The rust-vmm reference hypervisor adjusts the APIC id in EDX for 0xB but not for 0x1F. Apart from that it passes through the host topology leaves, again resulting in nonsensical topology for host #vCPUs != guest #vCPUs.
https://github.com/rust-vmm/vmm-reference/blob/5cde58bc955afca8a180585a9f01c...
Firecracker, finally, ignores KVM_GET_SUPPORTED_CPUID's output for 0xb and 0x8000001E (good!) but fails to do the same for 0x1F, so this patch is again a fix of sorts---having all zeroes in 0x1F is better than having a value that is valid but inconsistent with 0xB.
https://github.com/firecracker-microvm/firecracker/blob/cdf4fef3011c51206f17... https://github.com/firecracker-microvm/firecracker/blob/cdf4fef3011c51206f17...
So basically the only open source userspace that is penalized (but not broken, and also partly fixed) by the patch is crosvm. QEMU doesn't care, while firecracker/kvmtool/vmm-reference are a net positive.
Paolo
The topology leaves returned by KVM_GET_SUPPORTED_CPUID *for over a decade* have been passed through unmodified from the host. They have never made sense for KVM_SET_CPUID2, with the unlikely exception of a whole-host VM.

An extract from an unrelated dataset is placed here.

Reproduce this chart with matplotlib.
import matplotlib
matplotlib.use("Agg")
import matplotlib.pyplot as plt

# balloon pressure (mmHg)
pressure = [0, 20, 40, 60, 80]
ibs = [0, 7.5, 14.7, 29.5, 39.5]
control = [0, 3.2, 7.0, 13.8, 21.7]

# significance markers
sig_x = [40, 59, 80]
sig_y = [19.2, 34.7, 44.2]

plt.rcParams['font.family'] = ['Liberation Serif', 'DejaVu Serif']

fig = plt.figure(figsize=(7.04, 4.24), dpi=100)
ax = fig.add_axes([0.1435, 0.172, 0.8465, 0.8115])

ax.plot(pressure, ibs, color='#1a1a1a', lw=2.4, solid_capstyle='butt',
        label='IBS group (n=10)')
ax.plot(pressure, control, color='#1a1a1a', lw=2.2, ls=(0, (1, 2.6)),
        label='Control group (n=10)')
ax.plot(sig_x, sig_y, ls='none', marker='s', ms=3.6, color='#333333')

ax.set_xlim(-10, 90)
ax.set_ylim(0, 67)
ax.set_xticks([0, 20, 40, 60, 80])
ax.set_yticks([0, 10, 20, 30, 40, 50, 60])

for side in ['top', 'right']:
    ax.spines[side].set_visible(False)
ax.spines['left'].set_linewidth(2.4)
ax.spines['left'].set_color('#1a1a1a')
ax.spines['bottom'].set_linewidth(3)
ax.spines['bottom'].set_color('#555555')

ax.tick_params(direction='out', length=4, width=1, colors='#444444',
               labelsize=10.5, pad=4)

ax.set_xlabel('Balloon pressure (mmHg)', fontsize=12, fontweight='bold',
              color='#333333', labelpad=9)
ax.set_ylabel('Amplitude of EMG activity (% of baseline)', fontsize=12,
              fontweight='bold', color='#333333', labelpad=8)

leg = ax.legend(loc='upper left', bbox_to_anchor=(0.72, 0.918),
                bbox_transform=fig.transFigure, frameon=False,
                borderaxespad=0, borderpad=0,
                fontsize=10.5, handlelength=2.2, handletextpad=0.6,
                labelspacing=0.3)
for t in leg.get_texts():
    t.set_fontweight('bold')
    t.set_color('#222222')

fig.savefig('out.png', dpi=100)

Our VMM populates the topology of the guest CPUID table on its own, as any VMM must. However, it uses the host topology (which KVM_GET_SUPPORTED_CPUID has been providing pass-through *for over a decade*) to see if the requested guest topology is possible.
Changing a long-established ABI in a way that breaks userspace applications is a bad practice. I didn't think we, as a community, did that. I didn't realize that we were only catering to open source implementations here.